The same goes for cars.

Car enthusiasts — us folks who write, comment, drive, wrench on, wash and generally love our cars — are one percent of the overall consumer market. The other 99 percent of people are totally agnostic to the efforts of automotive research, engineering, manufacturing and branding, with a few exceptions for those who want to “Buy American!” or some other loyalties of varying degrees. Enthusiasts do buy a very specific type of product, and automakers are more than willing to provide those products to the degree they are demanded on the market, but we still only get a single aisle in a vast dealer lot.

Corn enthusiasts, if there is such a thing, might see the agriculture industry thusly:

“The General Farms corn stays fresh much, much longer than the new American-Italian corn from Marchionne Farms,” a connoisseur of corn might say.

“But, the Marchionne Farms’ Hellcat Corn tastes better,” an equally loyal corn enthusiast might rebuff.

The other 99 percent of corn buyers are, well, not talking about corn. They don’t care where it comes from. They don’t care who made it. They look at the corn in the produce aisles, figure out the best deal for their needs, and buy the corn that makes the most sense — a combination of number of ears of corn and how much it costs. All the while, corn enthusiasts are trying to push their corn consuming friends one way or another. Sometimes they succeed in their suggestions, but not enough to make a real market impact. (See: SKYACTIV Corn.)

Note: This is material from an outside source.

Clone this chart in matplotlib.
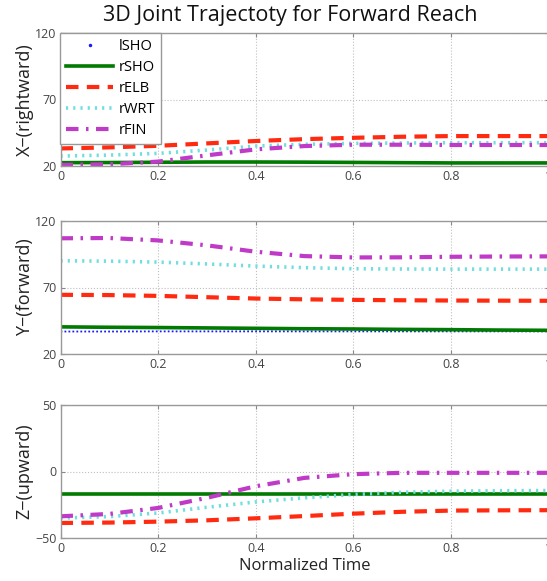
import matplotlib
matplotlib.use('agg')
import matplotlib.pyplot as plt
from matplotlib.lines import Line2D
import numpy as np

plt.rcParams['font.family'] = ['Open Sans', 'DejaVu Sans']

t = [0, 0.1, 0.2, 0.3, 0.4, 0.5, 0.6, 0.7, 0.8, 0.9, 1.0]
names = ['lSHO', 'rSHO', 'rELB', 'rWRT', 'rFIN']

# X - rightward
x_lSHO = [22.5, 22.6, 22.8, 23.0, 23.0, 22.9, 22.7, 22.5, 22.3, 22.3, 22.3]
x_rSHO = [22.5, 22.6, 22.8, 23.0, 23.0, 22.9, 22.7, 22.5, 22.3, 22.3, 22.3]
x_rELB = [33.2, 34.0, 35.2, 37.0, 38.8, 40.2, 41.2, 42.0, 42.5, 42.5, 42.5]
x_rWRT = [27.5, 28.2, 29.5, 32.0, 35.0, 36.3, 37.0, 37.3, 37.5, 37.5, 37.5]
x_rFIN = [20.8, 21.3, 23.3, 28.0, 32.5, 35.0, 36.0, 36.0, 35.8, 35.8, 35.8]

# Y - forward
y_lSHO = [36.9, 36.9, 37.0, 37.0, 37.0, 37.0, 37.0, 37.0, 37.0, 37.0, 37.0]
y_rSHO = [40.4, 40.1, 39.9, 39.6, 39.3, 39.0, 38.8, 38.5, 38.3, 38.0, 37.8]
y_rELB = [64.5, 64.3, 63.7, 62.7, 61.7, 61.1, 60.7, 60.4, 60.2, 60.1, 60.0]
y_rWRT = [90.1, 89.8, 89.1, 87.7, 86.1, 84.9, 84.1, 83.9, 83.8, 83.8, 83.8]
y_rFIN = [107.0, 107.2, 105.4, 101.7, 96.9, 93.6, 92.6, 92.7, 93.1, 93.3, 93.4]

# Z - upward
z_lSHO = [-17.0, -17.0, -17.0, -17.0, -17.0, -17.0, -17.0, -17.0, -17.0, -17.0, -17.0]
z_rSHO = [-16.8, -16.8, -16.8, -16.8, -16.8, -16.8, -16.8, -16.8, -16.8, -16.8, -16.8]
z_rELB = [-38.7, -38.4, -37.7, -36.7, -35.2, -33.5, -31.7, -30.3, -29.4, -29.2, -29.1]
z_rWRT = [-35.0, -33.9, -31.2, -26.9, -22.9, -19.8, -17.3, -15.6, -14.8, -14.5, -14.3]
z_rFIN = [-33.7, -31.9, -27.4, -19.8, -11.1, -4.8, -2.0, -1.0, -1.0, -1.0, -1.0]

panels = [
    ('X\u2212(rightward)', [x_lSHO, x_rSHO, x_rELB, x_rWRT, x_rFIN], (20, 120), [20, 70, 120]),
    ('Y\u2212(forward)', [y_lSHO, y_rSHO, y_rELB, y_rWRT, y_rFIN], (20, 120), [20, 70, 120]),
    ('Z\u2212(upward)', [z_lSHO, z_rSHO, z_rELB, z_rWRT, z_rFIN], (-50, 50), [-50, 0, 50]),
]

styles = [
    dict(color='#1a1aff', ls=(0, (1, 1.2)), lw=1.3),
    dict(color='#007a00', ls='-', lw=2.6),
    dict(color='#ff2a10', ls=(0, (3, 2)), lw=3.0),
    dict(color='#70dede', ls=(0, (0.6, 1.4)), lw=2.6),
    dict(color='#c03ac8', ls=(0, (3, 1.8, 0.6, 1.8)), lw=3.0),
]

fig = plt.figure(figsize=(5.47, 5.81), dpi=100)
W, H = 547.0, 581.0
left = 60.5 / W
width = (548.5 - 60.5) / W
tops = [33, 221, 405]
hgt = 133

axes = []
for i, (ylab, series, ylim, yt) in enumerate(panels):
    ax = fig.add_axes([left, 1 - (tops[i] + hgt) / H, width, hgt / H])
    axes.append(ax)
    for s, st in zip(series, styles):
        ax.plot(t, s, **st)
    ax.set_xlim(0, 1)
    ax.set_ylim(*ylim)
    ax.set_yticks(yt)
    ax.set_xticks([0, 0.2, 0.4, 0.6, 0.8, 1.0])
    ax.set_xticklabels(['0', '0.2', '0.4', '0.6', '0.8', '1'])
    ax.set_yticklabels([str(v).replace('-', '\u2212') for v in yt])
    ax.grid(True, ls=':', color='#c0c0c0', lw=0.8)
    ax.tick_params(direction='in', length=3, width=0.8, colors='#888888',
                   labelcolor='#444444', labelsize=9, top=True, right=True, pad=3)
    for sp in ax.spines.values():
        sp.set_color('#999999')
        sp.set_linewidth(1.0)
    ax.set_ylabel(ylab, fontsize=13, color='#222222', labelpad=1)

axes[2].set_xlabel('Normalized Time', fontsize=12, color='#222222', labelpad=2)

handles = [Line2D([], [], color='#1a1aff', marker='.', ls='none', ms=3)]
for st in styles[1:]:
    handles.append(Line2D([], [], **st))
leg = axes[0].legend(handles, names, loc='upper left', borderaxespad=0,
                     fontsize=10.5, handlelength=3.2, labelspacing=0.42,
                     fancybox=False, framealpha=1, edgecolor='#999999',
                     borderpad=0.4, handletextpad=0.4)
leg.get_frame().set_linewidth(1.0)

fig.text(290 / W, 1 - 16 / H, '3D Joint Trajectoty for Forward Reach',
         ha='center', va='center', fontsize=15.5, color='#111111')

fig.savefig('out.png', dpi=100)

Standing at the cliff’s edge of his farm, Marchionne — with a hefty bank note on his mind — has an epiphany: Why am I spending all this money growing different corn than my neighbor? The components of corn — the cob, kernels and the way it’s packaged — are essentially the same. How you dress it up and sell it, that’s the only real difference!

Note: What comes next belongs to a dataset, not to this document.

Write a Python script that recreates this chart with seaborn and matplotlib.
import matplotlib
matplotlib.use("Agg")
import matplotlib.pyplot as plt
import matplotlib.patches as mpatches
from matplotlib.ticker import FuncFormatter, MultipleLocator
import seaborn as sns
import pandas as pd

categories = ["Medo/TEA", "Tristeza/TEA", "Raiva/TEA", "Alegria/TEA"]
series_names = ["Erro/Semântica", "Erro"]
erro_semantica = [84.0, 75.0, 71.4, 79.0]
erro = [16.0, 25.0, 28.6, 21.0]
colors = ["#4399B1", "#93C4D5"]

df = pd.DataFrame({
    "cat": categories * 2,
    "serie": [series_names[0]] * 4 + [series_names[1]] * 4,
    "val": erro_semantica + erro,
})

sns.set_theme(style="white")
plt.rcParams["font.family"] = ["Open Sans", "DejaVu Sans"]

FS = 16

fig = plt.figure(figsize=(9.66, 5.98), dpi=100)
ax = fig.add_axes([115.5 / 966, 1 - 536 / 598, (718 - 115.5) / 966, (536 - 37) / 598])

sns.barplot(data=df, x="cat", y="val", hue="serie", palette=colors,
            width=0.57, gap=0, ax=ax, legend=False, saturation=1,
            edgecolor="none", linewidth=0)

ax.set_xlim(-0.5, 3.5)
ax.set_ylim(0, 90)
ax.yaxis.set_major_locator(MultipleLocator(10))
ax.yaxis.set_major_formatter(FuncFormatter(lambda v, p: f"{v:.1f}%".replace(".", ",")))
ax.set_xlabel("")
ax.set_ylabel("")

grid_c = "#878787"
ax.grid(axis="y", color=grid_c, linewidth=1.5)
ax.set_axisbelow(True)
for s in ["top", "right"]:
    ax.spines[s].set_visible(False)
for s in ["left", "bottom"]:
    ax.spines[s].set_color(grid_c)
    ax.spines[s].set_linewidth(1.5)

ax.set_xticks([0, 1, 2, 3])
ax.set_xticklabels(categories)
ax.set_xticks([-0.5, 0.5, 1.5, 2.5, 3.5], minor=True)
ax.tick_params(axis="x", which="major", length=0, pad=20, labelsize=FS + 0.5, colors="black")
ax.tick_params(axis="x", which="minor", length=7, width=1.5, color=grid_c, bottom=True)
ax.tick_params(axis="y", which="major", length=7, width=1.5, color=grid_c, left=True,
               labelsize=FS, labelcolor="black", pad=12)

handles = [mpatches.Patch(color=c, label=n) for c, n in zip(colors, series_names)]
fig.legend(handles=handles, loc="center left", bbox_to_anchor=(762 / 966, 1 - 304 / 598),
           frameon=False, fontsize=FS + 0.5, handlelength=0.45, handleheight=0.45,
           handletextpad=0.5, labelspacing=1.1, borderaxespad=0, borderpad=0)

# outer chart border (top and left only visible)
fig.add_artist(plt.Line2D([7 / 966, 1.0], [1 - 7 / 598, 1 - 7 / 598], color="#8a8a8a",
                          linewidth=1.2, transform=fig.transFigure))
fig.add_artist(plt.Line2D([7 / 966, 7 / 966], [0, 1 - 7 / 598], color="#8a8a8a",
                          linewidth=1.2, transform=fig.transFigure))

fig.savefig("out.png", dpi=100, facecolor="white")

But, it isn’t the sameness of corn — or automobiles — that’s the real issue here.

In probably a distant future, we aren’t going to need corn. We will plug some instructions into a machine, a whirring sound will emanate, and a meal will be replicated for consumption. You won’t need to own the food replicator. Instead, you will pay a fee to use it that’s magnitudes less than the current cost of food. The farm as we know it will be a thing of the past.

Automakers are staring down the barrel of a similar fate.

Google and automakers themselves are developing fully autonomous vehicles to be used by the masses. Their solutions are similar to the food replicator of the future: plug in a destination, a whirring sound will emanate and you’ll arrive at your destination. You won’t need to own the autonomous car of the future. Instead, you will pay a fee to use it that’s magnitudes less than the current cost of personal transportation. The car as we know it will be a thing of the past.

The autonomous car is the ocean lapping against the cliff’s edge, slowly — but with increased intensity — swallowing Marchionne’s farm.

Now, please, don’t get me wrong. I am in no way saying that the things we love — cars as we know them today — will be gone next year or even in the next 20 years. There might be a few companies still catering to the enthusiast, offering cars as artisanal luxury good for those of us who enjoy the speed and knowledge needed to pilot just such a machine. But the days of the automobile as a privately owned consumer necessity are numbered. Those who enjoy the act of driving will be the gasoline-fed hipsters of tom0rrow.

Marchionne, I assume, knows this. The day his farm is needed is coming to an end. But not today. Today there’s corn to grow and money to be made, and he’s looking at his neighbor at General Farms that grows the same crop.

Farmer Barra, let’s grind some corn together, shall we?